Why does increasing the training set size not improve the results?

I have trained a model on a training set, which is not that big (overall around 120 true positives, and of course lots of negative examples). What I am trying to do is to improve the results by increasing the data size. I tried two approaches:

  1. I added data from a different domain and concatenated the data with the existing one. It increased the F-score from 0.13 to 0.14.

  2. I added the same extra data instances, but this time with a domain adaptation technique (feature augmentation). This time, I got an improvement of around 6 percent which was significant.

My question is why does the first approach help a little bit?

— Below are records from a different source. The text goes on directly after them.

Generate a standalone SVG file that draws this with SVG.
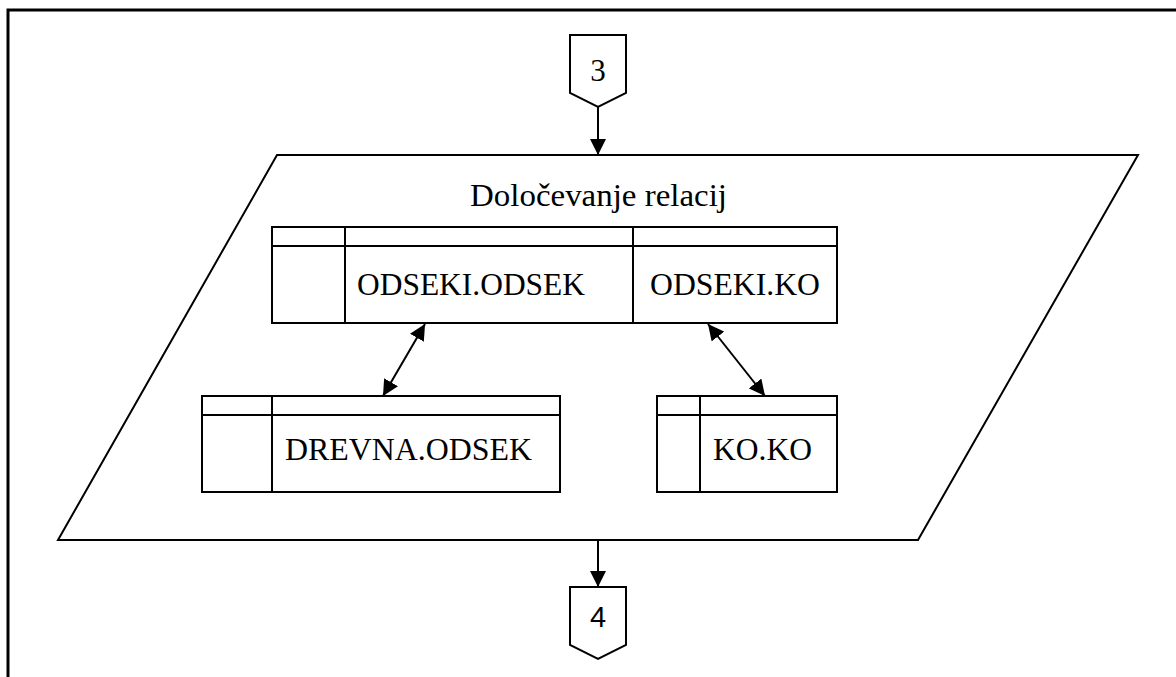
<svg xmlns="http://www.w3.org/2000/svg" width="1176" height="677" viewBox="0 0 1176 677">
  <style>
    .ln { fill: none; stroke: #000; stroke-width: 2; }
    .box { fill: #fff; stroke: #000; stroke-width: 2; }
  </style>
  <defs>
    <marker id="ahb" viewBox="0 0 10 10" refX="10" refY="5" markerWidth="8" markerHeight="8" orient="auto-start-reverse">
      <path d="M0,0 L10,5 L0,10 z" fill="#000"/>
    </marker>
  </defs>

  <rect width="1176" height="677" fill="#fff"/>

  <!-- page frame (top and left edges only) -->
  <g id="frame">
    <path d="M8,677 V10 H1176" fill="none" stroke="#000" stroke-width="3"/>
  </g>

  <g font-family="'Liberation Serif', 'DejaVu Serif', 'Noto Serif', serif" font-size="31" fill="#000">
    <!-- off-page connector 3 -->
    <g id="conn3">
      <path class="box" d="M570,35 H626 V93 L598,107 L570,93 Z"/>
      <text x="598" y="81" text-anchor="middle">3</text>
    </g>

    <!-- process parallelogram -->
    <g id="process">
      <path class="box" d="M277,155 H1138 L918,540 H58 Z"/>
      <text x="470" y="206" textLength="257" lengthAdjust="spacingAndGlyphs">Določevanje relacij</text>
    </g>

    <!-- table ODSEKI -->
    <g id="odseki">
      <rect class="box" x="272" y="227" width="361" height="96"/>
      <line class="ln" x1="272" y1="246" x2="633" y2="246"/>
      <line class="ln" x1="345" y1="227" x2="345" y2="323"/>
      <rect class="box" x="633" y="227" width="204" height="96"/>
      <line class="ln" x1="633" y1="246" x2="837" y2="246"/>
      <text x="357" y="295" textLength="228" lengthAdjust="spacingAndGlyphs">ODSEKI.ODSEK</text>
      <text x="650" y="295" textLength="170" lengthAdjust="spacingAndGlyphs">ODSEKI.KO</text>
    </g>

    <!-- table DREVNA -->
    <g id="drevna">
      <rect class="box" x="202" y="396" width="358" height="96"/>
      <line class="ln" x1="202" y1="415" x2="560" y2="415"/>
      <line class="ln" x1="272" y1="396" x2="272" y2="492"/>
      <text x="285" y="460" textLength="247" lengthAdjust="spacingAndGlyphs">DREVNA.ODSEK</text>
    </g>

    <!-- table KO -->
    <g id="ko">
      <rect class="box" x="657" y="396" width="180" height="96"/>
      <line class="ln" x1="657" y1="415" x2="837" y2="415"/>
      <line class="ln" x1="700" y1="396" x2="700" y2="492"/>
      <text x="713" y="460" textLength="99" lengthAdjust="spacingAndGlyphs">KO.KO</text>
    </g>
  </g>

  <!-- off-page connector 4 -->
  <g id="conn4">
    <path class="box" d="M570,587 H626 V645 L598,659 L570,645 Z"/>
    <text x="598" y="627" text-anchor="middle" font-family="'Liberation Sans', Arial, sans-serif" font-size="29" fill="#000">4</text>
  </g>

  <!-- connectors -->
  <g id="connectors" fill="none" stroke="#000" stroke-width="2">
    <line x1="598" y1="107" x2="598" y2="155" marker-end="url(#ahb)"/>
    <line x1="598" y1="540" x2="598" y2="587" marker-end="url(#ahb)"/>
    <line x1="425" y1="324" x2="383" y2="396" marker-start="url(#ahb)" marker-end="url(#ahb)"/>
    <line x1="708" y1="324" x2="765" y2="396" marker-start="url(#ahb)" marker-end="url(#ahb)"/>
  </g>
</svg>
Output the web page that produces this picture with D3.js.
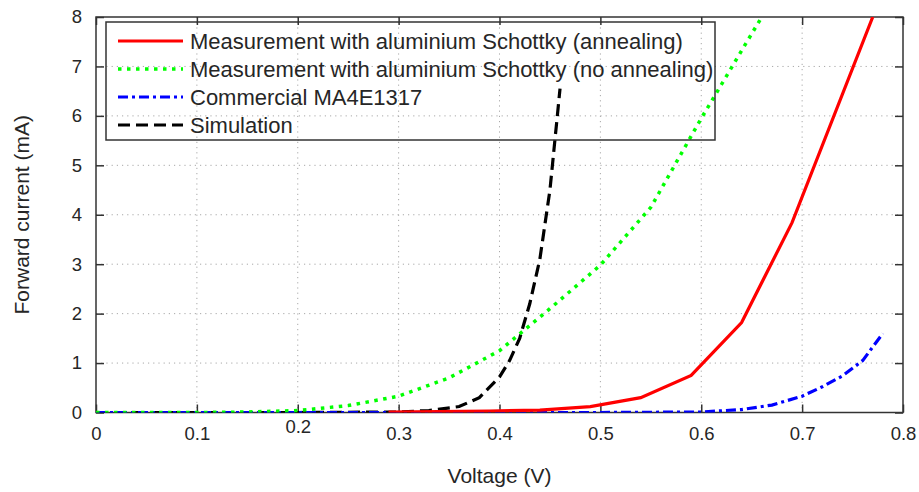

The additional data set was around 10 times bigger than the main data set. That is, adding around 1000 instances from a different domain increased the results 1 percent. If it didn't help at all, I think, that would be easier to explain. But now, I don't understand. If the data is biased and test set and training set are so close to each other such that the additional data set can not help, why do I get 1 percent improvement?

On the other hand, how do I get almost the same result when the main data set in this situation is just around 1/10 of the data? I don't understand the behaviour of the model. I am using a Naive Bayse classifier.

Topic domain-adaptation naive-bayes-classifier classification

Category Data Science


The model that you are generating is most probably under-fitting the model. Imagine, you are fitting a straight line to a non-linear data. Certainly even if you are increasing your sample size, the model is still not getting any better.

Study about learning curves and how they can be used to solve the under-fitting!